## Raw data
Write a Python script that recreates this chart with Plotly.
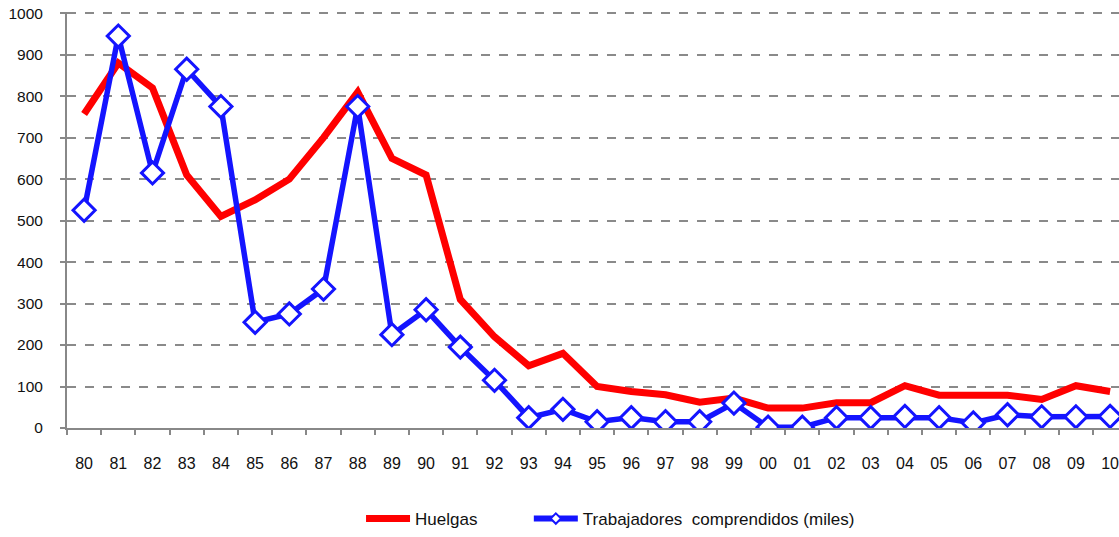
import plotly.graph_objects as go

years = ["80", "81", "82", "83", "84", "85", "86", "87", "88", "89", "90", "91", "92", "93", "94",
         "95", "96", "97", "98", "99", "00", "01", "02", "03", "04", "05", "06", "07", "08", "09", "10"]
huelgas = [757, 880, 820, 610, 510, 550, 600, 700, 810, 650, 610, 310, 220, 150, 180,
           100, 88, 80, 62, 72, 48, 48, 61, 61, 102, 79, 79, 79, 69, 102, 88]
trabajadores = [525, 945, 615, 865, 775, 255, 275, 335, 775, 225, 285, 195, 115, 25, 45,
                15, 25, 15, 15, 60, 2, 2, 25, 25, 28, 25, 12, 32, 27, 27, 28]
y_ticks = list(range(0, 1001, 100))

RED = "#FF0000"
BLUE = "#1414FF"

fig = go.Figure()
fig.add_trace(go.Scatter(
    x=years, y=huelgas, name="Huelgas", mode="lines",
    line=dict(color=RED, width=7), legend="legend",
))
fig.add_trace(go.Scatter(
    x=years, y=trabajadores, name="Trabajadores  comprendidos (miles)", mode="lines+markers",
    line=dict(color=BLUE, width=5.5),
    marker=dict(symbol="diamond", size=17, color="white", line=dict(color=BLUE, width=3)),
    showlegend=False,
))
# legend-only entry with small marker, as in the reference legend
fig.add_trace(go.Scatter(
    x=[None], y=[None], name="Trabajadores  comprendidos (miles)", mode="lines+markers",
    line=dict(color=BLUE, width=6),
    marker=dict(symbol="diamond", size=8, color="white", line=dict(color=BLUE, width=2)),
    legend="legend2",
))

legend_common = dict(orientation="h", yanchor="middle", y=-0.22, xanchor="left",
                     font=dict(size=17), bgcolor="rgba(0,0,0,0)", itemwidth=44)
fig.update_layout(
    width=1119, height=537,
    margin=dict(l=67, r=0, t=12, b=107),
    paper_bgcolor="white", plot_bgcolor="white",
    font=dict(family="Liberation Sans, Arial, sans-serif", size=16, color="#111111"),
    showlegend=True,
    legend=dict(x=0.2795, **legend_common),
    legend2=dict(x=0.439, **legend_common),
)
fig.update_xaxes(
    type="category", range=[-0.5, 30.26], automargin=False,
    showline=True, linecolor="#888888", linewidth=2,
    ticks="outside", tickson="boundaries", ticklen=5, tickcolor="#888888", tickwidth=1.5,
    ticklabelstandoff=20, showgrid=False, fixedrange=True,
)
fig.update_yaxes(
    range=[0, 1003], tickvals=y_ticks, automargin=False,
    showline=True, linecolor="#888888", linewidth=2,
    ticks="outside", ticklen=5, tickcolor="#888888", tickwidth=1.5,
    ticklabelstandoff=14, ticklabeloverflow="allow", tickfont=dict(size=15.5),
    showgrid=True, gridcolor="#8a8a8a", griddash="dash", gridwidth=1.5,
    zeroline=False,
)

# remove the default 8px page margin so the figure fills the window exactly
fig.write_html("out.html", config={"displayModeBar": False},
               post_script="document.body.style.margin='0';")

## Task to complete
Your task is to reproduce exactly the lines from the start of the data above through the line containing "import plotly.graph_objects as go", leaving every picture out.

## Reply
Write a Python script that recreates this chart with Plotly.
import plotly.graph_objects as go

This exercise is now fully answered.